**DATA EXCERPT**
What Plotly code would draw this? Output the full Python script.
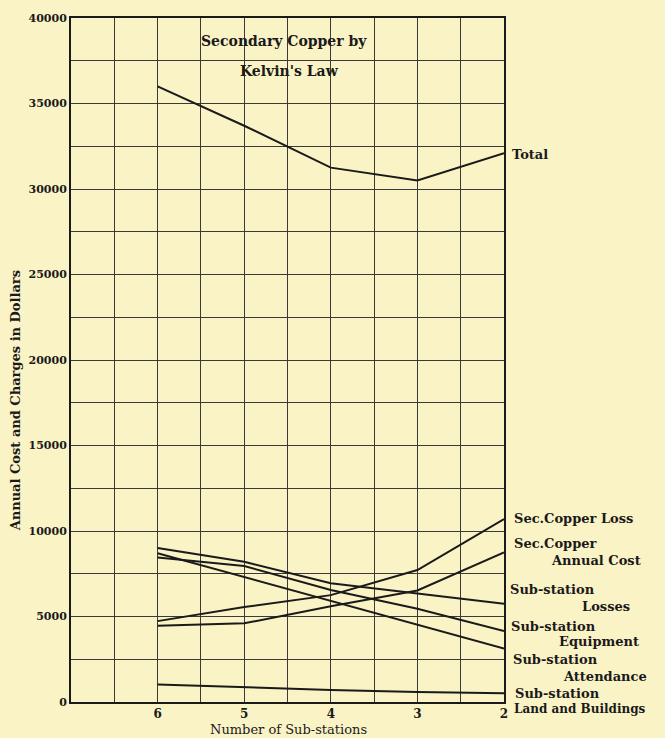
import plotly.graph_objects as go

substations = [6, 5, 4, 3, 2]
total = [36000, 33700, 31250, 30500, 32100]
sec_copper_loss = [4730, 5550, 6250, 7720, 10700]
sec_copper_annual = [4460, 4600, 5600, 6520, 8750]
ss_losses = [9000, 8200, 6950, 6350, 5750]
ss_equipment = [8450, 7950, 6550, 5450, 4150]
ss_attendance = [8700, 7300, 5900, 4480, 3120]
ss_land = [1030, 860, 700, 580, 505]

x_tickvals = [2, 2.5, 3, 3.5, 4, 4.5, 5, 5.5, 6, 6.5, 7]
x_ticktext = ["2", "", "3", "", "4", "", "5", "", "6", "", ""]
y_tickvals = [i * 2500 for i in range(17)]
y_ticktext = [str(v) if v % 5000 == 0 else "" for v in y_tickvals]

BG = "#faf3c6"
INK = "#1a1a1a"
FONT = "DejaVu Serif"

W, H = 665, 738
L, R, T, B = 71, 504, 15, 702

fig = go.Figure()
for ys in [total, sec_copper_loss, sec_copper_annual, ss_losses,
           ss_equipment, ss_attendance, ss_land]:
    fig.add_trace(go.Scatter(x=substations, y=ys, mode="lines",
                             line=dict(color=INK, width=2), showlegend=False,
                             hoverinfo="x+y"))


def px(xp, yp):
    return (xp - L) / (R - L), (B - yp) / (B - T)


annots = []


def label(text, xp, yp, size=13, anchor="left", bold=True):
    xx, yy = px(xp, yp)
    annots.append(dict(text=("<b>%s</b>" % text) if bold else text,
                       x=xx, y=yy, xref="paper", yref="paper",
                       xanchor=anchor, yanchor="middle", showarrow=False,
                       font=dict(family=FONT, size=size, color=INK)))


label("Secondary Copper by", 284, 38, 14, "center")
label("Kelvin's Law", 289, 68, 14, "center")
label("Total", 510, 152, 13)
label("Sec.Copper Loss", 512, 518, 13)
label("Sec.Copper", 512, 543, 13)
label("Annual Cost", 549, 560, 13)
label("Sub-station", 508, 589, 13)
label("Losses", 580, 606, 13)
label("Sub-station", 509, 626, 13)
label("Equipment", 557, 641, 13)
label("Sub-station", 511, 659, 13)
label("Attendance", 561, 676, 13)
label("Sub-station", 513, 693, 13)
label("Land and Buildings", 512, 709, 12)
label("Number of Sub-stations", 288, 730, 13, "center", bold=False)

xx, yy = px(15, 400)
annots.append(dict(text="<b>Annual Cost and Charges in Dollars</b>", x=xx, y=yy,
                   xref="paper", yref="paper", textangle=-90,
                   xanchor="center", yanchor="middle", showarrow=False,
                   font=dict(family=FONT, size=13, color=INK)))

fig.update_layout(
    width=W, height=H,
    margin=dict(l=L, r=W - R, t=T, b=H - B, pad=0),
    paper_bgcolor=BG, plot_bgcolor=BG,
    annotations=annots,
    xaxis=dict(range=[7, 2], tickmode="array", tickvals=x_tickvals,
               ticktext=["<b>%s</b>" % t if t else "" for t in x_ticktext],
               showgrid=True, gridcolor="#3a3a3a",
               gridwidth=1, zeroline=False, showline=True, linecolor=INK,
               linewidth=2, mirror=True, ticks="",
               tickfont=dict(family=FONT, size=12, color=INK)),
    yaxis=dict(range=[0, 40000], tickmode="array", tickvals=y_tickvals,
               ticktext=["<b>%s</b>" % t if t else "" for t in y_ticktext],
               showgrid=True, gridcolor="#3a3a3a",
               gridwidth=1, zeroline=False, showline=True, linecolor=INK,
               linewidth=2, mirror=True, ticks="",
               tickfont=dict(family=FONT, size=11, color=INK)),
)

fig.write_html("out.html", config={"displayModeBar": False},
               post_script="document.body.style.margin='0';"
                           "document.body.style.background='%s';" % BG)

**WHAT THE TASK ASKS**
Write out the lines from the start of the material to the line with "y_ticktext = [str(v)", inclusive and exactly. Skip the pictures.

**SOLUTION FOR THIS TASK**
What Plotly code would draw this? Output the full Python script.
import plotly.graph_objects as go

substations = [6, 5, 4, 3, 2]
total = [36000, 33700, 31250, 30500, 32100]
sec_copper_loss = [4730, 5550, 6250, 7720, 10700]
sec_copper_annual = [4460, 4600, 5600, 6520, 8750]
ss_losses = [9000, 8200, 6950, 6350, 5750]
ss_equipment = [8450, 7950, 6550, 5450, 4150]
ss_attendance = [8700, 7300, 5900, 4480, 3120]
ss_land = [1030, 860, 700, 580, 505]

x_tickvals = [2, 2.5, 3, 3.5, 4, 4.5, 5, 5.5, 6, 6.5, 7]
x_ticktext = ["2", "", "3", "", "4", "", "5", "", "6", "", ""]
y_tickvals = [i * 2500 for i in range(17)]
y_ticktext = [str(v) if v % 5000 == 0 else "" for v in y_tickvals]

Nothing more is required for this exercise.